§ What is needed
Transcribe only the part of the material below that begins at the line containing "Clone this chart in Plotly." and ends at the line containing "import plotly.graph_objects as go", with both kept and images left out.

§ Provided records

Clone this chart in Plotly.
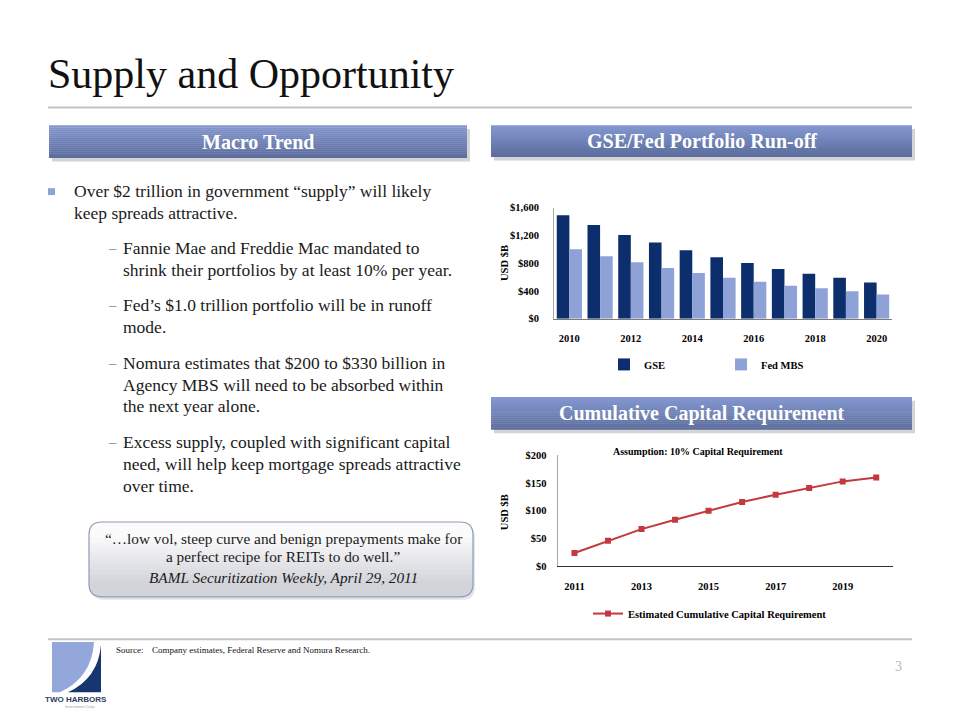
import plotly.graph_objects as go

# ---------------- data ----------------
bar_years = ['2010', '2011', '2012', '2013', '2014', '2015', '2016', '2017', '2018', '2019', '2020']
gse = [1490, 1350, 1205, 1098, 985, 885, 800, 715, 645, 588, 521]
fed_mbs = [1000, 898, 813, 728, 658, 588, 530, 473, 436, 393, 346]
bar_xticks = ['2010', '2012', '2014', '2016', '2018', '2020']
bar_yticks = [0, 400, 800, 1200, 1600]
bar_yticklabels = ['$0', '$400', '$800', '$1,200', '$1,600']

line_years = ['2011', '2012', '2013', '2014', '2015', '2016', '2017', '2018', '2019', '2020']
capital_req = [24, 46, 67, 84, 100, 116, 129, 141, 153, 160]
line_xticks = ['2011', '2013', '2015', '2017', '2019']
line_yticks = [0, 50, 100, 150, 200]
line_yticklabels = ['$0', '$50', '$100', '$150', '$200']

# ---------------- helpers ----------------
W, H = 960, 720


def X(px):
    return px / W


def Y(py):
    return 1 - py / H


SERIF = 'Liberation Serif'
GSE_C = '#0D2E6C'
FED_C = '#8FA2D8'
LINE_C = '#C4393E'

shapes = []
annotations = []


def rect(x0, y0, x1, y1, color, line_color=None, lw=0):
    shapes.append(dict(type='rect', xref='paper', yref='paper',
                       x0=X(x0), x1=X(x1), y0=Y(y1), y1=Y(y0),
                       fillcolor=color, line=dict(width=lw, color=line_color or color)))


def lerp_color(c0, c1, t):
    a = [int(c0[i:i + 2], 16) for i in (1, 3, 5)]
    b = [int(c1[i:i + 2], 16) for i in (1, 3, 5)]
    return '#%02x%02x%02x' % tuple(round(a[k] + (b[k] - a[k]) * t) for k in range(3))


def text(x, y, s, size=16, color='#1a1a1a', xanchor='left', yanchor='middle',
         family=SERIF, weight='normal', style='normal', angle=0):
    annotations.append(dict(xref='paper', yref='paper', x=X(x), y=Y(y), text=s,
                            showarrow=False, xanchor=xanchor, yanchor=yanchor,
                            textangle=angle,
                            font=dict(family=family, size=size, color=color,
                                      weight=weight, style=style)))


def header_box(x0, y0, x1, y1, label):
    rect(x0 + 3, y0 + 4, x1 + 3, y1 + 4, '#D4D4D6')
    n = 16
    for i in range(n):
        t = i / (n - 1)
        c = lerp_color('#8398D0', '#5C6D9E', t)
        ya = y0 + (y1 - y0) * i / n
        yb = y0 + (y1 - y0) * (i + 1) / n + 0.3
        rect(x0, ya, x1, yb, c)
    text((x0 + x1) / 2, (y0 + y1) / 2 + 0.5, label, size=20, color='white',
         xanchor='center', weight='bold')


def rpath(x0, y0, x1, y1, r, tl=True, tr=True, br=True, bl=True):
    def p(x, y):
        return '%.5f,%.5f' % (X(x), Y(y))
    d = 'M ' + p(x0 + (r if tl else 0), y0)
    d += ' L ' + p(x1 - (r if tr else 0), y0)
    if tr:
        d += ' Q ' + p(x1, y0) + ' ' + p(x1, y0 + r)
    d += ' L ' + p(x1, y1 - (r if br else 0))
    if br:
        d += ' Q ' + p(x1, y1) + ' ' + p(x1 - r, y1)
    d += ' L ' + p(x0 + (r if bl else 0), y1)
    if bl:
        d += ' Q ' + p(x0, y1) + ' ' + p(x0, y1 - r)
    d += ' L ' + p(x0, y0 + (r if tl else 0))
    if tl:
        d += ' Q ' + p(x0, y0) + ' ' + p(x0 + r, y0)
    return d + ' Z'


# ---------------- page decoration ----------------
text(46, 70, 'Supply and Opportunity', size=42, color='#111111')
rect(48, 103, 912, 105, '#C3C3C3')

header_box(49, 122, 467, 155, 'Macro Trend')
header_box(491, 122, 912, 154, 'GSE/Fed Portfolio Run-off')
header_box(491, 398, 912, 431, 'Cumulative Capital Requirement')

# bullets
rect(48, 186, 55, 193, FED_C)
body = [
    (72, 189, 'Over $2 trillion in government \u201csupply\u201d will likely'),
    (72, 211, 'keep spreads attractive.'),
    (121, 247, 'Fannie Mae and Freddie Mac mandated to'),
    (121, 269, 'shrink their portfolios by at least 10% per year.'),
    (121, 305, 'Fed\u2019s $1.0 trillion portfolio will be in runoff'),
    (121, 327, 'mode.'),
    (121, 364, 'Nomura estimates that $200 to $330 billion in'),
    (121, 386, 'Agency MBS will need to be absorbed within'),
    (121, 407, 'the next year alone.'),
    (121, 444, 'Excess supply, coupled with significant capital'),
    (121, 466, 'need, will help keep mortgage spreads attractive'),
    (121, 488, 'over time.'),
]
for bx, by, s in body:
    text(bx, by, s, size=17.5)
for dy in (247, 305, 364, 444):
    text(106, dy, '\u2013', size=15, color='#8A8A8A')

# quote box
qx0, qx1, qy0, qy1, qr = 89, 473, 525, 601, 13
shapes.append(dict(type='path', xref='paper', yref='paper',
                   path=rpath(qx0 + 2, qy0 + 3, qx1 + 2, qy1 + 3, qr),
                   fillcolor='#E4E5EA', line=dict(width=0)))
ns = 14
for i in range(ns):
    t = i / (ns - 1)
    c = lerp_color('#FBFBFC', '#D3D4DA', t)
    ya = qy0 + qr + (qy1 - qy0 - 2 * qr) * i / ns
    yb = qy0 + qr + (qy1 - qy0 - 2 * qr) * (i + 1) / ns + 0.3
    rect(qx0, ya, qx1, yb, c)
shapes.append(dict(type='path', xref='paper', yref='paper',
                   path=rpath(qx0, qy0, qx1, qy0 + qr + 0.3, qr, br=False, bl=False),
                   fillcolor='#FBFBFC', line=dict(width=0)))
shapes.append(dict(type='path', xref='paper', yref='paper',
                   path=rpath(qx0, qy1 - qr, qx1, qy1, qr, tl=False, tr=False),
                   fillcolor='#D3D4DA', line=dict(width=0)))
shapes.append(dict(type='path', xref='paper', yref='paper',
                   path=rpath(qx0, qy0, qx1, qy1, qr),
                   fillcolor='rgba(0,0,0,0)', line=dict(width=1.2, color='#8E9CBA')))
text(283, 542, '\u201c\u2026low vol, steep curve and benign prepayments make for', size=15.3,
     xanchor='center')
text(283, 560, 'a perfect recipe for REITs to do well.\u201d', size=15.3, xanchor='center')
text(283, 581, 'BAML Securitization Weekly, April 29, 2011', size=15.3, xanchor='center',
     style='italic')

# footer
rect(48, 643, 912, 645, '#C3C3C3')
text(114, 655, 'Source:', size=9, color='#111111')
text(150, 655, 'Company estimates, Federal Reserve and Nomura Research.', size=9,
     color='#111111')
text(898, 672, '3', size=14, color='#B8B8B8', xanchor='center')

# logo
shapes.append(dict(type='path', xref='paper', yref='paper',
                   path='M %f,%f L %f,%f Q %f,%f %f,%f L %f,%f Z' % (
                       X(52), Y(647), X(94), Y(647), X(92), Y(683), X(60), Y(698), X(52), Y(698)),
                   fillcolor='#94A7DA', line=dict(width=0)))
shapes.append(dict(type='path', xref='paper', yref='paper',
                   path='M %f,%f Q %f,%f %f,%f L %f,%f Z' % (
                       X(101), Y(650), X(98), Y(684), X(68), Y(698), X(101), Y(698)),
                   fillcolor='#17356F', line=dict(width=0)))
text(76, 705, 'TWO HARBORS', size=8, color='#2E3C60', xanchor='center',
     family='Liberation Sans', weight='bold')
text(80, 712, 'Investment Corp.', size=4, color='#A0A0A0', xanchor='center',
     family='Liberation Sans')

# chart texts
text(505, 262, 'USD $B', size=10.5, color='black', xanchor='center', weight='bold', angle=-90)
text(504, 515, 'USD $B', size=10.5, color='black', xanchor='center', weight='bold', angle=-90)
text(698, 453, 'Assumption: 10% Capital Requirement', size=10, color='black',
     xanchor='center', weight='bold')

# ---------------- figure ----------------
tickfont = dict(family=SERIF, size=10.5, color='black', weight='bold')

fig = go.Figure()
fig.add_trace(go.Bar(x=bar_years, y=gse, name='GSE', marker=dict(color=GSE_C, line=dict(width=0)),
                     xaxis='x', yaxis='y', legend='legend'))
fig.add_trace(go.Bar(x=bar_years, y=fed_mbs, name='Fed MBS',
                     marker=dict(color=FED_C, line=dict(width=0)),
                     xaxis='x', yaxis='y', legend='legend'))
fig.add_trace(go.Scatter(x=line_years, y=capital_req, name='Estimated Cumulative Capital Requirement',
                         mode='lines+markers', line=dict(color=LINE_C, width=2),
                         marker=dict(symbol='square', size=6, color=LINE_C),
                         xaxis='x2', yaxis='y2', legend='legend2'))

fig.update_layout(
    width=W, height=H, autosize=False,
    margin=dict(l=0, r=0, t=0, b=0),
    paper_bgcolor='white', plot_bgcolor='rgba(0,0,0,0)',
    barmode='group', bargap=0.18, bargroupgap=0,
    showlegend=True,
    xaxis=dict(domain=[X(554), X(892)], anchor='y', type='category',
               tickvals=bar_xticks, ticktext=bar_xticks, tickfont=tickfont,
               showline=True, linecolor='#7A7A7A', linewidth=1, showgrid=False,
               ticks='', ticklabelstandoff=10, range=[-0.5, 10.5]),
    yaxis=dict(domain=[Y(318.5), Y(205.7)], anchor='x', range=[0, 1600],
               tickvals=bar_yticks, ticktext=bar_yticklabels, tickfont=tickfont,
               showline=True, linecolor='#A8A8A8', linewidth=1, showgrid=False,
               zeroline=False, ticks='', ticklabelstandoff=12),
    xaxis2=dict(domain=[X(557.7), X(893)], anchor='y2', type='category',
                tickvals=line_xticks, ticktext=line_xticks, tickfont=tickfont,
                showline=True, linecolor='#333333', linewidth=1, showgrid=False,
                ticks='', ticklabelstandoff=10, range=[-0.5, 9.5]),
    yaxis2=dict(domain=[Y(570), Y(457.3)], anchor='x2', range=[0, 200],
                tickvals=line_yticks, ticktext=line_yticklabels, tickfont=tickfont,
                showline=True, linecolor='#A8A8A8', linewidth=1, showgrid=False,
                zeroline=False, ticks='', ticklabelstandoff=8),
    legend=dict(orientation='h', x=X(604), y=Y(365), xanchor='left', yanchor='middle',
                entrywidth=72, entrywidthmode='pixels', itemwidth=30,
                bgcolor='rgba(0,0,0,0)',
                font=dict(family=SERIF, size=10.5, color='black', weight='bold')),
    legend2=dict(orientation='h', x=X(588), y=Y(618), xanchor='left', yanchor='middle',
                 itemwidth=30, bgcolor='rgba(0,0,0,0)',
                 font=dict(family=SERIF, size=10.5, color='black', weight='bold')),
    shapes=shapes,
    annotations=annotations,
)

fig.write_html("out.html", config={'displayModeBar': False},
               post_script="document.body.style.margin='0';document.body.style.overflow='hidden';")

...

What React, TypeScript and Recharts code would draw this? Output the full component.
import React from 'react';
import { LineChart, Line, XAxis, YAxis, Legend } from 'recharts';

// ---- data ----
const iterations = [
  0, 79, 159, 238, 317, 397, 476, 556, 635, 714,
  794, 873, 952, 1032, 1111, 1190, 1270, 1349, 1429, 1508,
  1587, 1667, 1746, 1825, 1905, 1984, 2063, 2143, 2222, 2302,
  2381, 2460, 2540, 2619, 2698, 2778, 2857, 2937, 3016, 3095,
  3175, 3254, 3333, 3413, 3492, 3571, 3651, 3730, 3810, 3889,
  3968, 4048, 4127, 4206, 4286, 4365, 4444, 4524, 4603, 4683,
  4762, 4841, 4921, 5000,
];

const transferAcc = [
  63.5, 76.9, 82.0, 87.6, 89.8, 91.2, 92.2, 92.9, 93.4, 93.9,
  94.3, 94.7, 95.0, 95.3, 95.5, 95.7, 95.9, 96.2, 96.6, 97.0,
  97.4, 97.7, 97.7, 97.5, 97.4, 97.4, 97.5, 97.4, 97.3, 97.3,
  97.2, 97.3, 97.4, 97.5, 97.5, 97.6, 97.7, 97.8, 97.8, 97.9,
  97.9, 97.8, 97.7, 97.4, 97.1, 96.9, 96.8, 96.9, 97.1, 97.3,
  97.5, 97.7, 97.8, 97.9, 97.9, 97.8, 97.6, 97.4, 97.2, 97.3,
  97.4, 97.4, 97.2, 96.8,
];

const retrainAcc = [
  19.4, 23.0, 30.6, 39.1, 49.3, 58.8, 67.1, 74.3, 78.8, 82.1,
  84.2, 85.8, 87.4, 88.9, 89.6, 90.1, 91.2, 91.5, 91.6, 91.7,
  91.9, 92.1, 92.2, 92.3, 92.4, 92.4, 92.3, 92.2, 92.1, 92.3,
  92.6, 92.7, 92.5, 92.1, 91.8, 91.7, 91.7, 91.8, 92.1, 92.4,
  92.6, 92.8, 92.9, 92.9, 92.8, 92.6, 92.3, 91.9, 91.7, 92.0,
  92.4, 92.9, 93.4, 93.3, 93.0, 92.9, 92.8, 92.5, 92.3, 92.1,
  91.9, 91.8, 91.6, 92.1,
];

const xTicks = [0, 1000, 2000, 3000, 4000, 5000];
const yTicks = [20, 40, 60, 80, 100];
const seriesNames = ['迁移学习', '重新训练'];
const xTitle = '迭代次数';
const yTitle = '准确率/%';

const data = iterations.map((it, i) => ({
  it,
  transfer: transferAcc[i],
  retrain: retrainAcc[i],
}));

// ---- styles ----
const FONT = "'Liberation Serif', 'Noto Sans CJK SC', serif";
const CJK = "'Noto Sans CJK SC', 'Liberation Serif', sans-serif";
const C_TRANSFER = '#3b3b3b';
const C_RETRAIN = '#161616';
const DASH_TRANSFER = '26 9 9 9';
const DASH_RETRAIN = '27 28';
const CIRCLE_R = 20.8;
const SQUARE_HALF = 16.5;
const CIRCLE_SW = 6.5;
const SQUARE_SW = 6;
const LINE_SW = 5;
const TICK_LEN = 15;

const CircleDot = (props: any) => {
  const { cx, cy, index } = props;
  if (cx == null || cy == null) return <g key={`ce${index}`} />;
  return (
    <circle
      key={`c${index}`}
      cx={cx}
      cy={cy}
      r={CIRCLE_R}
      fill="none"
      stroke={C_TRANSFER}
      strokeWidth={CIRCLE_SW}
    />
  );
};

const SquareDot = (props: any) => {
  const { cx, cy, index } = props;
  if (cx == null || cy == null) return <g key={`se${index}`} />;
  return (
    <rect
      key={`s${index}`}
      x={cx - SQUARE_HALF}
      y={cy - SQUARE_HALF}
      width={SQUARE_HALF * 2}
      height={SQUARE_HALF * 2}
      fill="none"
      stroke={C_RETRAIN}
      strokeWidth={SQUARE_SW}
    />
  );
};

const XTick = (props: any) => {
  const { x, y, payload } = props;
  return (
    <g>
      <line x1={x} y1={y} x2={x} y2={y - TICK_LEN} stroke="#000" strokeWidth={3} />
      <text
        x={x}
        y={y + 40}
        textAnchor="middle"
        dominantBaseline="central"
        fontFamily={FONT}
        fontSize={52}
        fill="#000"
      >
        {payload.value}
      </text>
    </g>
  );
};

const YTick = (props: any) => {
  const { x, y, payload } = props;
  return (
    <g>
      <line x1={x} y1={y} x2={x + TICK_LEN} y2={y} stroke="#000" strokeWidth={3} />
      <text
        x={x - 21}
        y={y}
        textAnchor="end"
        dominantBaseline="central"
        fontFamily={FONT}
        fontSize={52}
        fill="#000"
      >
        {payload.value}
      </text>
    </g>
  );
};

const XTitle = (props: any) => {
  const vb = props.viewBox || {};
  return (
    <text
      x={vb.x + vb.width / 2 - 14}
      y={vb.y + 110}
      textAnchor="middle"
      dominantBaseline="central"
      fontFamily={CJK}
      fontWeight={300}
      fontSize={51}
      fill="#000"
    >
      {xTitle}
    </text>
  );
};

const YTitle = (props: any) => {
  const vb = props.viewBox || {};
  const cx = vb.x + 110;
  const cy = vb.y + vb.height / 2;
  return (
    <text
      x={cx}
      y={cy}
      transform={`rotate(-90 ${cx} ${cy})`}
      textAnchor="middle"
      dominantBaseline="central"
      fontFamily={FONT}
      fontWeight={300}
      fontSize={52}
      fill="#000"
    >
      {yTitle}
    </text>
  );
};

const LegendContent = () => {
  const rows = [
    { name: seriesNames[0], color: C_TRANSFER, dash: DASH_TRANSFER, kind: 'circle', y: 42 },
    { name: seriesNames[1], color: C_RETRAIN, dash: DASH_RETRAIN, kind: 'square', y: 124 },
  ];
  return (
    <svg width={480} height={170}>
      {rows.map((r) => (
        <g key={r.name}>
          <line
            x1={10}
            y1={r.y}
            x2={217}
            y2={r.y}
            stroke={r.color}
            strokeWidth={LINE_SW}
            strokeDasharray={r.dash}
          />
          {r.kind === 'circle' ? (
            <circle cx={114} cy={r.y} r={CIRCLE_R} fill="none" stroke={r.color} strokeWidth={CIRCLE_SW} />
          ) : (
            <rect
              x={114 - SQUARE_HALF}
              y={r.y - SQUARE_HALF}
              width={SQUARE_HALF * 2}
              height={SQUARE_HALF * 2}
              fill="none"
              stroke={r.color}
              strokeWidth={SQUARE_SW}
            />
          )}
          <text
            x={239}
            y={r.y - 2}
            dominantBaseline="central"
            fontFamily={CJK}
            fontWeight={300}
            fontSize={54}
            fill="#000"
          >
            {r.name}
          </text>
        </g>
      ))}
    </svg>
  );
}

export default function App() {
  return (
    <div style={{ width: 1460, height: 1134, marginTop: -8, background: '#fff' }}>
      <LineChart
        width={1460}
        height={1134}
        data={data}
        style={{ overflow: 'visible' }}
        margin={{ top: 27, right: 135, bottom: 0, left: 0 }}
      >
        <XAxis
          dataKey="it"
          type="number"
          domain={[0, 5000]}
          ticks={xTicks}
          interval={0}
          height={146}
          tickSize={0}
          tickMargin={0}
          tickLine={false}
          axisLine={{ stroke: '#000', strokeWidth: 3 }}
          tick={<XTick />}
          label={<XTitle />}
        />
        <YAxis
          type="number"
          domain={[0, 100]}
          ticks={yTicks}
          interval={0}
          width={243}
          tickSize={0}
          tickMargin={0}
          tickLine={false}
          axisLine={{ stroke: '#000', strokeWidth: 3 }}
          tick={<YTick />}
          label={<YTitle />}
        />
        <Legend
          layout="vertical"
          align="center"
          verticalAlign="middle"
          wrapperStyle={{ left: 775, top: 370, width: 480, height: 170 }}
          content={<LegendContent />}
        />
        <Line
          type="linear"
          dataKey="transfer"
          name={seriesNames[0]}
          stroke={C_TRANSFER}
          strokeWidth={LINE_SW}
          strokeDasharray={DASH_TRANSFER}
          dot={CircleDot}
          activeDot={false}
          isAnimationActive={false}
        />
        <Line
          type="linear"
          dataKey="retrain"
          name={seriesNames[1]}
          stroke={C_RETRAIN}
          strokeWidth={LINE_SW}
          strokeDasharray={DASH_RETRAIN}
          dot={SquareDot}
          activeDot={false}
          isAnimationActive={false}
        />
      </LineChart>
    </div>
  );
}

§ Result of this exercise
Clone this chart in Plotly.
import plotly.graph_objects as go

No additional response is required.